(Collection entries)
** BEGIN **
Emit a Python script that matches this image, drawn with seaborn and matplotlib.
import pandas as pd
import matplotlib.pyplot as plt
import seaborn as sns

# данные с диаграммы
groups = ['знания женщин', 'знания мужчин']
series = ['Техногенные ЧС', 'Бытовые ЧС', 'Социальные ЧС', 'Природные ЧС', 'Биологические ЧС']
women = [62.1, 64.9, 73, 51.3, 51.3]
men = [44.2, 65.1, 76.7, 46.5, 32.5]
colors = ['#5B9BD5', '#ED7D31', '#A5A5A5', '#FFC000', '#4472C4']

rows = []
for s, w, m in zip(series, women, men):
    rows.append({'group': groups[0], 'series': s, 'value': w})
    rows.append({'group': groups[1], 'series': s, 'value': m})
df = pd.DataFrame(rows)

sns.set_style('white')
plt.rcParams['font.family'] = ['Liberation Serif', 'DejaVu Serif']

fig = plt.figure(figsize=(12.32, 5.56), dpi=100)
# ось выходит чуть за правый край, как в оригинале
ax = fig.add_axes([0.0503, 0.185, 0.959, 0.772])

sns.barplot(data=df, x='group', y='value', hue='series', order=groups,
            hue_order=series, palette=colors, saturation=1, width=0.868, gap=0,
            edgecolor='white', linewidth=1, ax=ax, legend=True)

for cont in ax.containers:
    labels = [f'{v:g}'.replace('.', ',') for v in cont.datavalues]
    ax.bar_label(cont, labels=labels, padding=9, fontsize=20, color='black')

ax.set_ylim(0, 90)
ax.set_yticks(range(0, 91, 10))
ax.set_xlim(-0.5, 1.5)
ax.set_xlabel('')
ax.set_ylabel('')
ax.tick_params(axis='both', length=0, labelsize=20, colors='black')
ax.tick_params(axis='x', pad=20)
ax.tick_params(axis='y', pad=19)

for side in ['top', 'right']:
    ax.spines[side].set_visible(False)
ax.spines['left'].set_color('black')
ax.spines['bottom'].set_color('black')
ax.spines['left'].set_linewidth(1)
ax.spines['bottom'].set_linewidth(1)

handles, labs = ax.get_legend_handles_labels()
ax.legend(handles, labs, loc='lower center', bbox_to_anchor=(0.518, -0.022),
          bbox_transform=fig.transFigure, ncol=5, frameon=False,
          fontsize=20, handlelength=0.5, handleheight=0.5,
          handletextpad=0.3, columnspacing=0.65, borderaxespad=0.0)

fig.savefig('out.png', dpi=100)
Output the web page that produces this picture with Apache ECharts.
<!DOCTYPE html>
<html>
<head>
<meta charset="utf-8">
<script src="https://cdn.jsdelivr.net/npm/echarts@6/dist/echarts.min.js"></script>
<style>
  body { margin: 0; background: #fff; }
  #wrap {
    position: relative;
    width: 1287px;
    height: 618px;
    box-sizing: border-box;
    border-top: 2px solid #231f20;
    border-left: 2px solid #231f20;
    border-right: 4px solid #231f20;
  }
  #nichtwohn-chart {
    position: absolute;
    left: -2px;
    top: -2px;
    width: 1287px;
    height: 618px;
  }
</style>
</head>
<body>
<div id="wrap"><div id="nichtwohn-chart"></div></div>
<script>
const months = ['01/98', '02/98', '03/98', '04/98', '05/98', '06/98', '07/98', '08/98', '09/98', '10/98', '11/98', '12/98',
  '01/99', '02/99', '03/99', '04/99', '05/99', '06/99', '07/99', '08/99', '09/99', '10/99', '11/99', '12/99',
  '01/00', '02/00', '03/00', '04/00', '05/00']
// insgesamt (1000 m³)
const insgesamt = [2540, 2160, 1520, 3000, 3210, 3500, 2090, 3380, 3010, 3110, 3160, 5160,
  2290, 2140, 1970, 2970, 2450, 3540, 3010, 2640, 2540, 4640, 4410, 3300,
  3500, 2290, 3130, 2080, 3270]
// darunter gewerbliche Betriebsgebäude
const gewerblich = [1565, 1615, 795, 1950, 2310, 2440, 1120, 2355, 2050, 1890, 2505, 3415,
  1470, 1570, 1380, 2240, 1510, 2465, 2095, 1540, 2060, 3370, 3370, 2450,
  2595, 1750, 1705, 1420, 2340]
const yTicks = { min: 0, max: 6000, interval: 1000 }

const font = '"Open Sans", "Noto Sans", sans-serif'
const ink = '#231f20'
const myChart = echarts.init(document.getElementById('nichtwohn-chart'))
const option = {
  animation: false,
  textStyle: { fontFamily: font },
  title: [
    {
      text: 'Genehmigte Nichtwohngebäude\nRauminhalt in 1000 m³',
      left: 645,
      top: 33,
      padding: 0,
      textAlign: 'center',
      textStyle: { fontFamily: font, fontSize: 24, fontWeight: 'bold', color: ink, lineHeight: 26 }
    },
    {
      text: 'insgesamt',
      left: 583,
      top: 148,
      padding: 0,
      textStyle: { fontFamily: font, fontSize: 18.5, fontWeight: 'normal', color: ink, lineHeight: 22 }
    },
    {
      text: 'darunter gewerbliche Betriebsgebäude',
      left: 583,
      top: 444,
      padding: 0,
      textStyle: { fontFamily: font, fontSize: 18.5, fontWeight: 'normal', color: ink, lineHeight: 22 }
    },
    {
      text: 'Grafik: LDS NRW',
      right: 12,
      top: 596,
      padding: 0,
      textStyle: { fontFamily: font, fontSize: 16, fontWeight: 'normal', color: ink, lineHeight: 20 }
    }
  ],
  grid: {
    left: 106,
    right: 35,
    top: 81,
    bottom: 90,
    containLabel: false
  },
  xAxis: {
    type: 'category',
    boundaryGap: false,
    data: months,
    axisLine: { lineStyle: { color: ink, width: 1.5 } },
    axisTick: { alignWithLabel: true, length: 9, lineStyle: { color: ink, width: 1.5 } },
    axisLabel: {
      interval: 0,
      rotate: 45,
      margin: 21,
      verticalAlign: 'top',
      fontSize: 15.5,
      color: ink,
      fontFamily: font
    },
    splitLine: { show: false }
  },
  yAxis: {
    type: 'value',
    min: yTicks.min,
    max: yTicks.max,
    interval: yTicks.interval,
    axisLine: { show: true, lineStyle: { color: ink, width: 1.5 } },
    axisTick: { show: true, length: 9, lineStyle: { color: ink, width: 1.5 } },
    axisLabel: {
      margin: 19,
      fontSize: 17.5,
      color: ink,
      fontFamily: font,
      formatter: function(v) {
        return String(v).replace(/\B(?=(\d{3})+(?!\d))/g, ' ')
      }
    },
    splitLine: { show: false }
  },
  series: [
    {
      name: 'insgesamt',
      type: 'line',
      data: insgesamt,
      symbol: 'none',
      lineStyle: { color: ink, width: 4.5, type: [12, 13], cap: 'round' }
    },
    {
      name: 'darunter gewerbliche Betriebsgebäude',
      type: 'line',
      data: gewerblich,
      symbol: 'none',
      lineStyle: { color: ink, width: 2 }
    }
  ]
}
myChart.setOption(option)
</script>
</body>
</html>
** END **
SET TASK:
Only the lines from the first line of the records through the line containing "import seaborn as sns" should be repeated, exactly as they appear.

SOLUTION TO THE EXERCISE:
Emit a Python script that matches this image, drawn with seaborn and matplotlib.
import pandas as pd
import matplotlib.pyplot as plt
import seaborn as sns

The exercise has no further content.